You’ve analyzed your brand strengths and weaknesses, conducted research to understand your brand equity relative to key competitors, identified open market positions, developed your brand strategy, and set tactical marketing plans into motion.

But what have you done to help the sales team embrace and operationalize your brand strategy? Have you helped them understand how it will make them more successful? Put more bluntly, have you told them what’s in it for them?

As many B2B marketers can attest to, the sales team doesn’t always embrace the marketing team’s brand strategy. One barrier is a degree of mistrust between sales and marketing. But much of the resistance stems from differences in the two teams’ motivations and KPIs.
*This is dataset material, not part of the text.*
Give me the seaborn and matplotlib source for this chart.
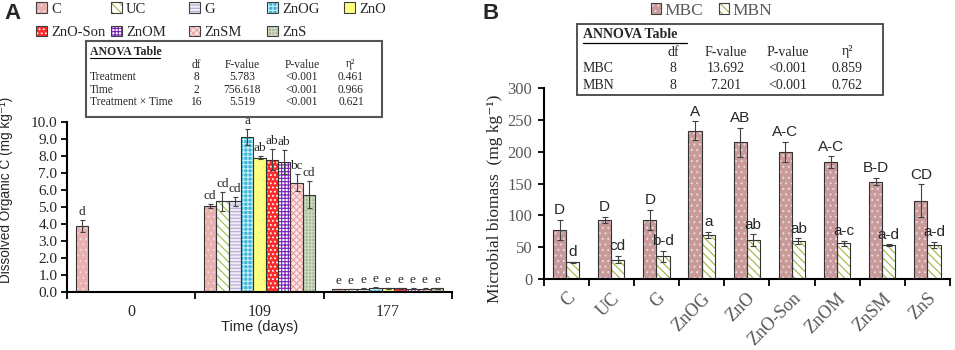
import pandas as pd
import matplotlib
matplotlib.use("Agg")
import matplotlib.pyplot as plt
from matplotlib.patches import Patch, Rectangle
from matplotlib.lines import Line2D
from matplotlib.legend_handler import HandlerTuple
import seaborn as sns

# ---- data ----
treatments = ["C", "UC", "G", "ZnOG", "ZnO", "ZnO-Son", "ZnOM", "ZnSM", "ZnS"]
days = ["0", "109", "177"]

doc_d0 = [3.85, None, None, None, None, None, None, None, None]
doc_d0_err = [0.35, None, None, None, None, None, None, None, None]
doc_d0_let = ["d", None, None, None, None, None, None, None, None]

doc_d109 = [5.05, 5.32, 5.32, 9.10, 7.89, 7.77, 7.63, 6.42, 5.71]
doc_d109_err = [0.13, 0.55, 0.25, 0.45, 0.08, 0.60, 0.68, 0.52, 0.78]
doc_d109_let = ["cd", "cd", "cd", "a", "ab", "ab", "ab", "bc", "cd"]

doc_d177 = [0.15, 0.16, 0.18, 0.22, 0.20, 0.20, 0.18, 0.17, 0.20]
doc_d177_err = [0.02, 0.02, 0.02, 0.03, 0.02, 0.03, 0.02, 0.02, 0.02]
doc_d177_let = ["e", "e", "e", "e", "e", "e", "e", "e", "e"]

mbc = [77, 93, 93, 233, 215, 200, 184, 153, 123]
mbc_err = [16, 5, 16, 15, 23, 16, 9, 6, 26]
mbc_let = ["D", "D", "D", "A", "AB", "A-C", "A-C", "B-D", "CD"]
mbn = [26, 30, 35, 69, 61, 59, 56, 53, 53]
mbn_err = [1, 6, 9, 5, 9, 4.5, 4, 1, 5]
mbn_let = ["d", "cd", "b-d", "a", "ab", "ab", "a-c", "a-d", "a-d"]

anova_a_rows = ["Treatment", "Time", "Treatment \u00d7 Time"]
anova_a_df = ["8", "2", "16"]
anova_a_f = ["5.783", "756.618", "5.519"]
anova_a_p = ["<0.001", "<0.001", "<0.001"]
anova_a_eta = ["0.461", "0.966", "0.621"]

anova_b_rows = ["MBC", "MBN"]
anova_b_df = ["8", "8"]
anova_b_f = ["13.692", "7.201"]
anova_b_p = ["<0.001", "<0.001"]
anova_b_eta = ["0.859", "0.762"]

# ---- styles ----
face = {"C": "#e8b0b0", "UC": "#ffffff", "G": "#f0ecf6", "ZnOG": "#3cb4d4",
        "ZnO": "#ffff80", "ZnO-Son": "#ff2a2a", "ZnOM": "#ffffff",
        "ZnSM": "#fbe4e4", "ZnS": "#a8b898", "MBC": "#c89a9a", "MBN": "#ffffff"}
hatch = {"C": "...", "UC": "\\\\\\\\", "G": "-----", "ZnOG": "++++",
         "ZnO": "", "ZnO-Son": "....", "ZnOM": "+++++", "ZnSM": "xxxxx",
         "ZnS": "+++++", "MBC": "...", "MBN": "\\\\\\\\"}
hcol = {"C": "#f4d6d6", "UC": "#9cbc40", "G": "#b8a8d8", "ZnOG": "#c8eef8",
        "ZnO": "#ffff80", "ZnO-Son": "#ffffff", "ZnOM": "#7a20b8",
        "ZnSM": "#eca0a0", "ZnS": "#d0dcc4", "MBC": "#ead6d6", "MBN": "#9cb640"}

SERIF = ["Liberation Serif", "DejaVu Serif"]
SANS = ["Liberation Sans", "DejaVu Sans"]
GRAY = "#595959"

sns.set_style("ticks")
plt.rcParams["font.family"] = SERIF
plt.rcParams["hatch.linewidth"] = 0.8

W, H = 955, 350
fig = plt.figure(figsize=(W / 100, H / 100), dpi=100)


def fx(x):
    return x / W


def fy(y):
    return 1 - y / H


def style_bar(ax, bar, key):
    bar.set_facecolor(face[key])
    bar.set_hatch(hatch[key])
    bar.set_edgecolor(hcol[key])
    bar.set_linewidth(0)
    ax.add_patch(Rectangle((bar.get_x(), 0), bar.get_width(), bar.get_height(),
                           fill=False, edgecolor="#333333", lw=0.8, zorder=3))


def legend_handle(key):
    return (Patch(facecolor=face[key], hatch=hatch[key], edgecolor=hcol[key], lw=0),
            Patch(fill=False, edgecolor="#404040", lw=0.8))


HMAP = {tuple: HandlerTuple(ndivide=1, pad=0)}

# ================= Panel A =================
axA = fig.add_axes([fx(67), fy(291.7), (452 - 67) / W, (291.7 - 121.7) / H])

vals_by_day = [doc_d0, doc_d109, doc_d177]
errs_by_day = [doc_d0_err, doc_d109_err, doc_d177_err]
lets_by_day = [doc_d0_let, doc_d109_let, doc_d177_let]

rows = []
for day, vals in zip(days, vals_by_day):
    for t, v in zip(treatments, vals):
        rows.append({"day": day, "trt": t, "doc": 0.0 if v is None else v})
dfA = pd.DataFrame(rows)

sns.barplot(data=dfA, x="day", y="doc", hue="trt", order=days, hue_order=treatments,
            palette=[face[t] for t in treatments], saturation=1, width=0.865,
            errorbar=None, legend=False, ax=axA)

for i, t in enumerate(treatments):
    for j, bar in enumerate(axA.containers[i]):
        v = vals_by_day[j][i]
        if v is None:
            bar.set_visible(False)
            continue
        style_bar(axA, bar, t)
        xc = bar.get_x() + bar.get_width() / 2
        e = errs_by_day[j][i]
        axA.errorbar(xc, v, yerr=e, fmt="none", ecolor="#404040", elinewidth=0.8,
                     capsize=1.8, capthick=0.8, zorder=4)
        axA.text(xc, v + e + 0.12, lets_by_day[j][i], ha="center", va="bottom",
                 fontsize=9.5, family=SERIF)

axA.set_xlim(-0.5, 2.5)
axA.set_ylim(0, 10)
axA.set_yticks([k for k in range(11)])
axA.set_yticklabels([f"{k:.1f}" for k in range(11)], fontsize=11)
axA.set_xticks([0, 1, 2])
axA.set_xticklabels(days, fontsize=11.5)
axA.set_xticks([-0.5, 0.5, 1.5, 2.5], minor=True)
axA.tick_params(axis="x", which="major", length=0, pad=9)
axA.tick_params(axis="x", which="minor", length=5, width=1.3, direction="out", color="black")
axA.tick_params(axis="y", length=4, width=1.3, direction="out", color="black", pad=3)
axA.set_xlabel("Time (days)", family=SANS, fontsize=10.5, labelpad=0)
axA.set_ylabel("Dissolved Organic C (mg kg\u207b\u00b9)", family=SANS, fontsize=9.8)
axA.yaxis.set_label_coords(-0.14, 0.6)
sns.despine(ax=axA)
for s in ["left", "bottom"]:
    axA.spines[s].set_linewidth(1.5)
    axA.spines[s].set_color("black")

# legend A, laid out column by column
legend_cols = [["C", "ZnO-Son"], ["UC", "ZnOM"], ["G", "ZnSM"], ["ZnOG", "ZnS"], ["ZnO"]]
col_x = [35, 110, 188, 266, 343]
for cx, keys in zip(col_x, legend_cols):
    fig.legend([legend_handle(k) for k in keys], keys, loc="upper left",
               bbox_to_anchor=(fx(cx), fy(1)), frameon=False, fontsize=10.5,
               handlelength=0.7, handleheight=0.7, handletextpad=0.3,
               labelspacing=0.7, borderpad=0.1, borderaxespad=0, handler_map=HMAP)

# ANOVA table A
fig.add_artist(Rectangle((fx(86), fy(117)), (382 - 86) / W, (117 - 41) / H,
                         transform=fig.transFigure, facecolor="white",
                         edgecolor="#555555", lw=1.5, zorder=5))
fig.text(fx(90), fy(52), "ANOVA Table", fontsize=8.5, weight="bold", va="center", zorder=6)
fig.add_artist(Line2D([fx(90), fx(160)], [fy(58), fy(58)], color="black", lw=0.8, zorder=6))
for x, s in zip([196, 242, 302, 351], ["df", "F-value", "P-value", "\u03b7\u00b2"]):
    fig.text(fx(x), fy(64.5), s, fontsize=8.3, ha="center", va="center", zorder=6)
for k, y in enumerate([77, 89.7, 102.3]):
    fig.text(fx(90), fy(y), anova_a_rows[k], fontsize=8.3, va="center", zorder=6)
    for x, col in zip([196, 242, 302, 351], [anova_a_df, anova_a_f, anova_a_p, anova_a_eta]):
        fig.text(fx(x), fy(y), col[k], fontsize=8.3, ha="center", va="center", zorder=6)

# ================= Panel B =================
axB = fig.add_axes([fx(543.5), fy(278.7), (950 - 543.5) / W, (278.7 - 88.3) / H])

rowsB = []
for t, c, n in zip(treatments, mbc, mbn):
    rowsB.append({"trt": t, "var": "MBC", "val": c})
    rowsB.append({"trt": t, "var": "MBN", "val": n})
dfB = pd.DataFrame(rowsB)

sns.barplot(data=dfB, x="trt", y="val", hue="var", order=treatments, hue_order=["MBC", "MBN"],
            palette=[face["MBC"], face["MBN"]], saturation=1, width=0.58,
            errorbar=None, legend=False, ax=axB)

for key, vals, errs, lets, cont in [("MBC", mbc, mbc_err, mbc_let, axB.containers[0]),
                                    ("MBN", mbn, mbn_err, mbn_let, axB.containers[1])]:
    for bar, v, e, lt in zip(cont, vals, errs, lets):
        style_bar(axB, bar, key)
        xc = bar.get_x() + bar.get_width() / 2
        axB.errorbar(xc, v, yerr=e, fmt="none", ecolor="#404040", elinewidth=0.8,
                     capsize=2.2, capthick=0.8, zorder=4)
        axB.text(xc, v + e + 4, lt, ha="center", va="bottom", fontsize=11, family=SANS)

axB.set_xlim(-0.5, len(treatments) - 0.5)
axB.set_ylim(0, 300)
axB.set_yticks(range(0, 301, 50))
axB.set_yticklabels([str(k) for k in range(0, 301, 50)], fontsize=12, color=GRAY)
axB.set_xticks(range(len(treatments)))
axB.set_xticklabels(treatments, fontsize=13, color=GRAY, rotation=45, ha="right",
                    rotation_mode="anchor")
axB.set_xticks([k - 0.5 for k in range(len(treatments) + 1)], minor=True)
axB.tick_params(axis="x", which="major", length=0, pad=8)
axB.tick_params(axis="x", which="minor", length=5, width=1.3, direction="out", color="black")
axB.tick_params(axis="y", length=4, width=1.3, direction="out", color="black", pad=4)
axB.set_xlabel("")
axB.set_ylabel("Microbial biomass  (mg kg\u207b\u00b9)", fontsize=12.5)
axB.yaxis.set_label_coords(-0.1, 0.42)
sns.despine(ax=axB)
for s in ["left", "bottom"]:
    axB.spines[s].set_linewidth(1.5)
    axB.spines[s].set_color("black")

fig.legend([legend_handle("MBC"), legend_handle("MBN")], ["MBC", "MBN"], loc="upper left",
           bbox_to_anchor=(fx(648), fy(0)), ncol=2, frameon=False, fontsize=12.5,
           labelcolor=GRAY, handlelength=0.6, handleheight=0.6, handletextpad=0.2,
           columnspacing=0.9, borderpad=0.15, borderaxespad=0, handler_map=HMAP)

# ANOVA table B
fig.add_artist(Rectangle((fx(577), fy(95)), (883 - 577) / W, (95 - 24) / H,
                         transform=fig.transFigure, facecolor="white",
                         edgecolor="#444444", lw=1.3, zorder=5))
fig.text(fx(583), fy(35), "ANNOVA Table", fontsize=10, weight="bold", va="center", zorder=6)
fig.add_artist(Line2D([fx(583), fx(687)], [fy(42.5), fy(42.5)], color="black", lw=0.9, zorder=6))
for x, s in zip([673, 726, 788, 847], ["df", "F-value", "P-value", "\u03b7\u00b2"]):
    fig.text(fx(x), fy(52), s, fontsize=10, ha="center", va="center", zorder=6)
for k, y in enumerate([68.5, 85.5]):
    fig.text(fx(583), fy(y), anova_b_rows[k], fontsize=10, va="center", zorder=6)
    for x, col in zip([673, 726, 788, 847], [anova_b_df, anova_b_f, anova_b_p, anova_b_eta]):
        fig.text(fx(x), fy(y), col[k], fontsize=10, ha="center", va="center", zorder=6)

# panel letters
fig.text(fx(4), fy(3), "A", family=SANS, weight="bold", fontsize=16, va="top")
fig.text(fx(482), fy(3), "B", family=SANS, weight="bold", fontsize=16, va="top")

fig.savefig("out.png", dpi=100)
Marketing has the responsibility—and luxury—to think in terms of long-term strategies. Sales must meet its numbers today. The inherent tension between these two sets of objectives can send sales and marketing down different paths, weakening both.

Improving alignment on brand strategy across sales and marketing benefits any B2B firm but is especially valuable for organizations that have modest marketing operations, but extensive sales teams. In practical terms the sales reps are often the primary channel for a company’s brand strategy.
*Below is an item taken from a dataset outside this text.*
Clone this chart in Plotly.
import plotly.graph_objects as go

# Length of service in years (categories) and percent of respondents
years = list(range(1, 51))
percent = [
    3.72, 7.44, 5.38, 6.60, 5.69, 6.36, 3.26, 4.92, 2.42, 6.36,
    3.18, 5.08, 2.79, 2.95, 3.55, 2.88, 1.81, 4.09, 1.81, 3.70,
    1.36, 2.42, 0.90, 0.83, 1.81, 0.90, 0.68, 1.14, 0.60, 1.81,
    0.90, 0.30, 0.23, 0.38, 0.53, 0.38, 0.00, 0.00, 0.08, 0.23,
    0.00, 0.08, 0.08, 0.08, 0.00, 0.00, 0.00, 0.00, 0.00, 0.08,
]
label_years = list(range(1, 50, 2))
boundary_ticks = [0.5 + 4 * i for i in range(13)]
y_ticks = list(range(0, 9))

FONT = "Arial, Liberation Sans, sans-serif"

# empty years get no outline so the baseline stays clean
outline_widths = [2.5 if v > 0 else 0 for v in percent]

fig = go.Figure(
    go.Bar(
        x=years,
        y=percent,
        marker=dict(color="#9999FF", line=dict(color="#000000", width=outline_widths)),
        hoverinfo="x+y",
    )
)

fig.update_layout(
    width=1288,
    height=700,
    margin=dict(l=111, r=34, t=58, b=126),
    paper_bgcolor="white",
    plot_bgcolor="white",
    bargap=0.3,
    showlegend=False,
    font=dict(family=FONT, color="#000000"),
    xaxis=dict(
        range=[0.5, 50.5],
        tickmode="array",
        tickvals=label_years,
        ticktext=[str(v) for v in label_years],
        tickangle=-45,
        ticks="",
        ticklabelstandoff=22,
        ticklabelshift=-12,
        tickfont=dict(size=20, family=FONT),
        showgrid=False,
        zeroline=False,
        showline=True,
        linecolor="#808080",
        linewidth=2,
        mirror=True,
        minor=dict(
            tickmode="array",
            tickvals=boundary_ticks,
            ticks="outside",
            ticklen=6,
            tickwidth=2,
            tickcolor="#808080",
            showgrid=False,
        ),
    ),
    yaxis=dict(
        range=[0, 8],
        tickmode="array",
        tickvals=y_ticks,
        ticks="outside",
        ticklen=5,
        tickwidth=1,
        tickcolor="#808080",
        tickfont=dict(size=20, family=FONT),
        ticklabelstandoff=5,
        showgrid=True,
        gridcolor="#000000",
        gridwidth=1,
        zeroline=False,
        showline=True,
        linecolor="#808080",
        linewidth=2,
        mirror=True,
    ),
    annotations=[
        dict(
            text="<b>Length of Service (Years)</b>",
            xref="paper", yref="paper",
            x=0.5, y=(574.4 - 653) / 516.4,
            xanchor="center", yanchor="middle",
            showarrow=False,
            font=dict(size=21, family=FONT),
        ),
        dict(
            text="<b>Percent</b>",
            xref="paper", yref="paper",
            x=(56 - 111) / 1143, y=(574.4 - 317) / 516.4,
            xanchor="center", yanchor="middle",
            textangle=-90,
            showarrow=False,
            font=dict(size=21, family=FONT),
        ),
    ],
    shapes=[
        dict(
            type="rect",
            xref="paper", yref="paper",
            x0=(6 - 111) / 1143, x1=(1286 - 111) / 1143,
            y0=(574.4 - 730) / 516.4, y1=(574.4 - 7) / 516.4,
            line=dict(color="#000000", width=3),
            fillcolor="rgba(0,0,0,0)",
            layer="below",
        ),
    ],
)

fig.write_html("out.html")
One way to improve the alignment and encourage the sales team to take ownership of your brand strategy is to treat them as your customer and sell them on the strategy. Effective brand strategies are built on understanding the needs of the end-customers and articulating, and positioning why:

  • Your solution meets their needs better than their current vendor;
  • It’s worth the pain-and-suffering of switching to your product/service;
  • And, how your solution will improve their desired business outcomes

As a B2B marketer, if you can address these same questions for your sales team about your brand strategy you gain a much higher chance that Sales acts on the strategy – they will buy it.

Answering these questions requires more than just presenting the brand strategy in a slimmed-down strategy deck. It requires understanding how the sales team operates, their pain points, etc. To do this we recommend conducting internal research with three levels of your company’s sales organization: Sales leadership, sales managers and frontline sales reps.
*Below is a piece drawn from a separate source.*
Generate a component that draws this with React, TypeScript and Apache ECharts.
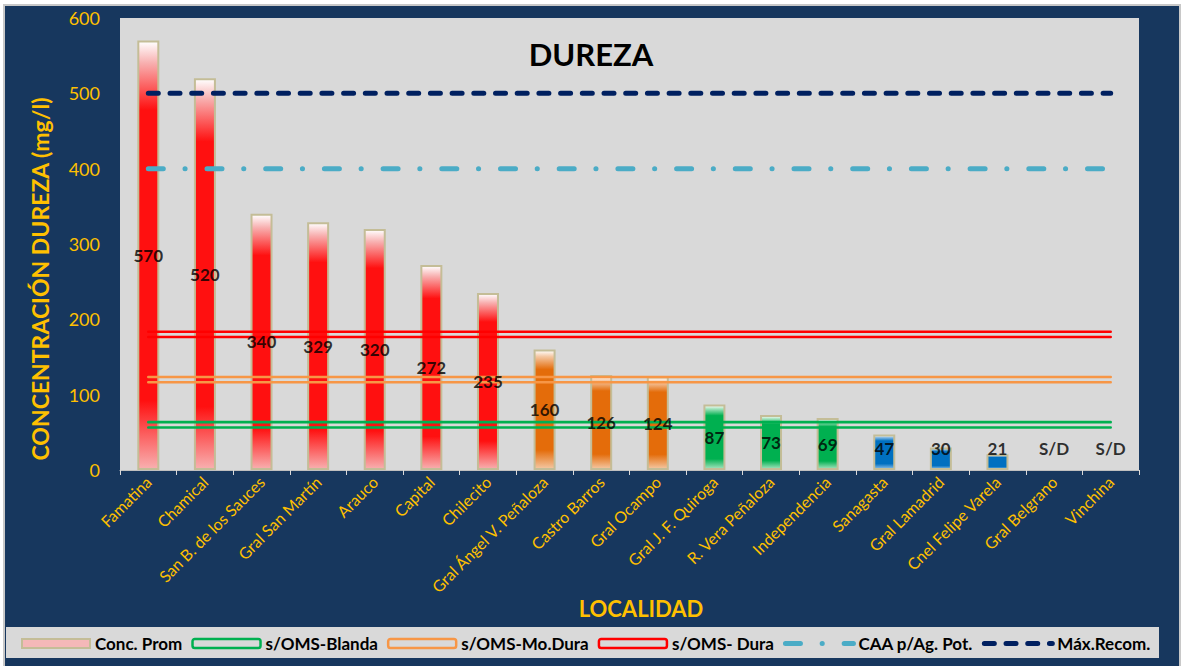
import React, { useEffect, useRef } from "react";
import * as echarts from "echarts";

const categories = [
  "Famatina", "Chamical", "San B. de los Sauces", "Gral San Martín", "Arauco",
  "Capital", "Chilecito", "Gral Ángel V. Peñaloza", "Castro Barros", "Gral Ocampo",
  "Gral J. F. Quiroga", "R. Vera Peñaloza", "Independencia", "Sanagasta",
  "Gral Lamadrid", "Cnel Felipe Varela", "Gral Belgrano", "Vinchina",
];
const concProm: (number | null)[] = [570, 520, 340, 329, 320, 272, 235, 160, 126, 124, 87, 73, 69, 47, 30, 21, null, null];
const omsBlanda = 60;
const omsModDura = 120;
const omsDura = 180;
const caaPot = 400;
const maxRecom = 500;
const yTicks = [0, 100, 200, 300, 400, 500, 600];

const NAVY = "#17375e";
const GOLD = "#ffc000";
const FONT = "Lato";

const W = 1182, H = 666;
const GRID = { left: 120, right: 43, top: 18, bottom: 196 };
const PX_PER_UNIT = (H - GRID.top - GRID.bottom) / (yTicks[yTicks.length - 1] - yTicks[0]);
const DOUBLE_HALF = 2.65 / PX_PER_UNIT; // half distance between the two strokes of a double line
const LABEL_MIN = 29;

const CAA_DASH = [15, 21.7, 0.1, 21.9];
const MAX_DASH = [10, 11.7];

function grad(c: string, light: string) {
  return new echarts.graphic.LinearGradient(0, 0, 0, 1, [
    { offset: 0, color: "#ffffff" },
    { offset: 0.05, color: light },
    { offset: 0.16, color: c },
    { offset: 0.84, color: c },
    { offset: 1, color: light },
  ]);
}

function colorFor(v: number) {
  if (v > omsDura) return grad("#ff1010", "#f8b0b0");
  if (v > omsModDura) return grad("#e46c0a", "#f4c8a4");
  if (v > omsBlanda) return grad("#00b050", "#a8e4c0");
  return grad("#0070c0", "#8fc0e8");
}

export default function App() {
  const ref = useRef<HTMLDivElement>(null);
  useEffect(() => {
    document.body.style.margin = "0";
    const chart = echarts.init(ref.current!, undefined, { renderer: "svg" });

    const flat = (v: number) => categories.map(() => v);
    const doubleLine = (name: string, v: number, color: string) => [
      {
        name, type: "line", data: flat(v + DOUBLE_HALF), symbol: "none", z: 3,
        lineStyle: { color, width: 2.6, cap: "round" }, itemStyle: { color },
      },
      {
        name, type: "line", data: flat(v - DOUBLE_HALF), symbol: "none", z: 3,
        lineStyle: { color, width: 2.6, cap: "round" }, itemStyle: { color },
      },
    ];

    const option: any = {
      animation: false,
      textStyle: { fontFamily: FONT },
      title: {
        text: "DUREZA", left: "center", top: 33,
        textStyle: { fontFamily: FONT, fontWeight: "bold", fontSize: 31, color: "#000" },
      },
      grid: { ...GRID, show: true, backgroundColor: "#d9d9d9", borderWidth: 0 },
      graphic: [
        {
          type: "rect", z: -10, silent: true,
          shape: { x: 4, y: 5, width: 1176, height: 680 },
          style: { fill: NAVY, stroke: "#c8c8c8", lineWidth: 2 },
        },
        {
          type: "rect", z: -5, silent: true,
          shape: { x: 6, y: 627, width: 1153, height: 31 },
          style: { fill: "#d9d9d9" },
        },
        {
          type: "text", x: 40, y: 279, rotation: Math.PI / 2,
          style: {
            text: "CONCENTRACIÓN DUREZA (mg/l)", fill: GOLD, font: `bold 23px ${FONT}`,
            textAlign: "center", textVerticalAlign: "middle",
          },
        },
        {
          type: "text", x: 641, y: 608,
          style: {
            text: "LOCALIDAD", fill: GOLD, font: `bold 22px ${FONT}`,
            textAlign: "center", textVerticalAlign: "middle",
          },
        },
      ],
      legend: {
        left: 16, top: 630, itemWidth: 68, itemHeight: 9, itemGap: 9,
        textStyle: { fontFamily: FONT, fontWeight: "bold", fontSize: 17, color: "#000" },
        data: [
          { name: "Conc. Prom", icon: "rect", itemStyle: { color: grad("#f4b8b8", "#fbe0e0"), borderColor: "#c4bd97", borderWidth: 2 } },
          { name: "s/OMS-Blanda", icon: "roundRect", itemStyle: { color: "rgba(0,0,0,0)", borderColor: "#00b050", borderWidth: 2.5 } },
          { name: "s/OMS-Mo.Dura", icon: "roundRect", itemStyle: { color: "rgba(0,0,0,0)", borderColor: "#f79646", borderWidth: 2.5 } },
          { name: "s/OMS- Dura", icon: "roundRect", itemStyle: { color: "rgba(0,0,0,0)", borderColor: "#ff0000", borderWidth: 2.5 } },
          { name: "CAA p/Ag. Pot.", itemStyle: { opacity: 0 }, lineStyle: { width: 5, type: CAA_DASH, cap: "round", color: "#4bacc6" } },
          { name: "Máx.Recom.", itemStyle: { opacity: 0 }, lineStyle: { width: 5, type: MAX_DASH, cap: "round", color: "#002060" } },
        ],
      },
      xAxis: {
        type: "category", data: categories,
        axisLine: { lineStyle: { color: "#bfbfbf", width: 1 } },
        axisTick: { show: true, length: 5, lineStyle: { color: "#d9d9d9" } },
        axisLabel: { interval: 0, rotate: 45, color: GOLD, fontSize: 16, fontFamily: FONT, margin: 9 },
      },
      yAxis: {
        type: "value", min: 0, max: 600, interval: 100,
        axisLine: { show: false }, axisTick: { show: false }, splitLine: { show: false },
        axisLabel: { color: GOLD, fontSize: 18, fontFamily: FONT, margin: 20 },
      },
      series: [
        {
          name: "Conc. Prom", type: "bar", barWidth: 22, z: 2,
          itemStyle: { color: "#f4b8b8", borderColor: "#c4bd97", borderWidth: 2 },
          data: concProm.map((v) => (v == null ? null : { value: v, itemStyle: { color: colorFor(v), borderColor: "#c4bd97", borderWidth: 2 } })),
        },
        ...doubleLine("s/OMS-Blanda", omsBlanda, "#00b050"),
        ...doubleLine("s/OMS-Mo.Dura", omsModDura, "#f79646"),
        ...doubleLine("s/OMS- Dura", omsDura, "#ff0000"),
        {
          name: "CAA p/Ag. Pot.", type: "line", data: flat(caaPot), symbol: "none", z: 3,
          lineStyle: { color: "#4bacc6", width: 5, cap: "round", type: CAA_DASH },
          itemStyle: { color: "#4bacc6" },
        },
        {
          name: "Máx.Recom.", type: "line", data: flat(maxRecom), symbol: "none", z: 3,
          lineStyle: { color: "#002060", width: 5, cap: "round", type: MAX_DASH },
          itemStyle: { color: "#002060" },
        },
        {
          name: "labels", type: "scatter", z: 5, symbolSize: 0, silent: true,
          data: concProm.map((v) => ({
            value: v == null ? LABEL_MIN : Math.max(v / 2, LABEL_MIN),
            label: {
              show: true, position: "inside", formatter: v == null ? "S/D" : String(v),
              color: "#000", fontWeight: "bold", fontSize: 17, fontFamily: FONT,
            },
          })),
        },
      ],
    };
    chart.setOption(option);
    return () => chart.dispose();
  }, []);
  return <div ref={ref} style={{ width: W, height: H, background: "#fff" }} />;
}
Sales Leadership: Your sales leadership sets the tone and broad strategies for the sales force. This includes the type of sales approach used (Challenger, Sandler, etc.) which sets the framework for how sales reps interact with customers and prospects – how they identify prospects, the questions they ask, how they present your product’s benefits, etc. It is also important to understand how your sales leaders view the market, competitors and your competitive differentiation. If your brand strategy varies too much from how sales leaders view the world, they will struggle to trust your recommendations.

Sales Managers: Your sales managers can help you understand the specifics of your company’s sales process: What’s presented in the first call, how much does the prospect usually know about your product/service, when is collateral provided, at what point are different stakeholders involved in the conversation, how much interaction do reps have with clients (literally number of calls, length of calls, number of emails), etc.

Frontline Sales Reps: If you want frontline sales reps to embrace the brand strategy you need to understand their needs, fears and challenges. Their income and job security depend on their ability to sell. Being human, this makes it hard for them to switch from an approach they feel is working, even if a new approach is better in theory.

Once you understand your sales team’s perspectives, processes, needs and challenges you will be in a better position to articulate how your brand strategy plays a role in every stage of the sales process from identifying the prospects mostly likely to buy to upselling customers. In addition, you will better understand how to incorporate the brand strategy into the sales process in a way that minimizes the amount of disruption to the sales team.

The outcomes of the process are typically shared with the sales team in multiple formats, including an overall strategic plan for the sales leadership that demonstrates how the brand strategy fits with their sales protocols and process, refinements to sales playbooks and training documents, and workshops and training sessions with sales managers and frontline reps. The more open and collaborative these sessions are, the more likely the sales reps are to embrace and own the brand strategy.

Isurus partners with onPurpose Growth to help B2B marketers work through this process and build the linkage between brand strategy and on the ground sales. While, we bring expertise, experience and resources to the process, B2B marketers can handle the process internally by following the steps outlined above and improve the chances that their sales function buys what marketing is selling.